Enacting this dichotomy was never Marie Antoinette’s goal. Her love of nature was perhaps another complex, wherein her powerlessness created a space that afforded her control. As her fixation on the farm grew, the more it began to be viewed as a kind of Garden of Eden, influenced by the idyllic Austrian countryside of her youth. Jean-Jacques Rousseau wrote of le Petit Hameau, “In the houses I imagined rural feasting, in the meadows wanton games, along the river, baths, walks, and fish, on the trees delicious fruit, under their shade voluptuous meetings, on the mountains tubs of milk and cream, a charming laziness, peace, simplicity.
From outside the palace walls, the Queen appeared lazy. From the inside, she was in command of at least one kingdom. And it’s been fashionable for women ever since to express the same instinct for backyard wonderlands. Instead of the conquered colonies of her male counterpart, the female’s garden is representative of her ability to maintain order throughout the seasons, without shift. In manicuring a small plot of nature, the goal becomes fending off developments instead of paving over terrain.
The recreational pursuits of Maria Antoinette are still stigmatized beyond their real relationship to the failure of her rule. Her image persists as both the poorest and the richest of the poor little rich girls.
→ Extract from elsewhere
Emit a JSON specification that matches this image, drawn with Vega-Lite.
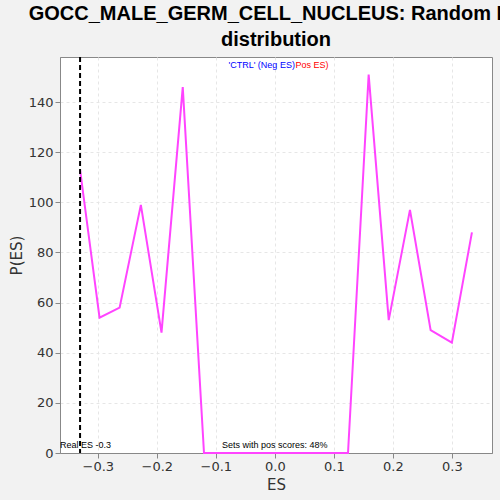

Yet her plan to live in an enclosed countryside is a back-to-nature reflex shared by New Yorkers from upstate to the North Fork—the upwardly mobile who crave a life beyond the city’s rigid lines of class and status and each summer seek communion with country in some shape or form.
Yet urban neuroses don’t fade outside of the five boroughs. Life in the country mirrors that of the city. Case in point: the Hamptons, the history of which is, according to the sociologist Corey Dolgon, “a story about the power it takes to shape changes in, and over, time and space.” He adds that, “the Hamptons remain one of the most animated and high-profiled sites where modern struggles over power, property, and place expose both complex historical characteristics and possible future frameworks for people’s own perceptions of themselves and their worlds.” In other words, a piece of undisturbed yet closely guarded land that butts up against a kingdom tend to tease out human psychology, acting as a microcosm for that country. It is there that the privileged can escape the emotional and physical strain of a life too fabulously hectic. Rather than scaling the walls of the patriarchy, one can build a garden within it.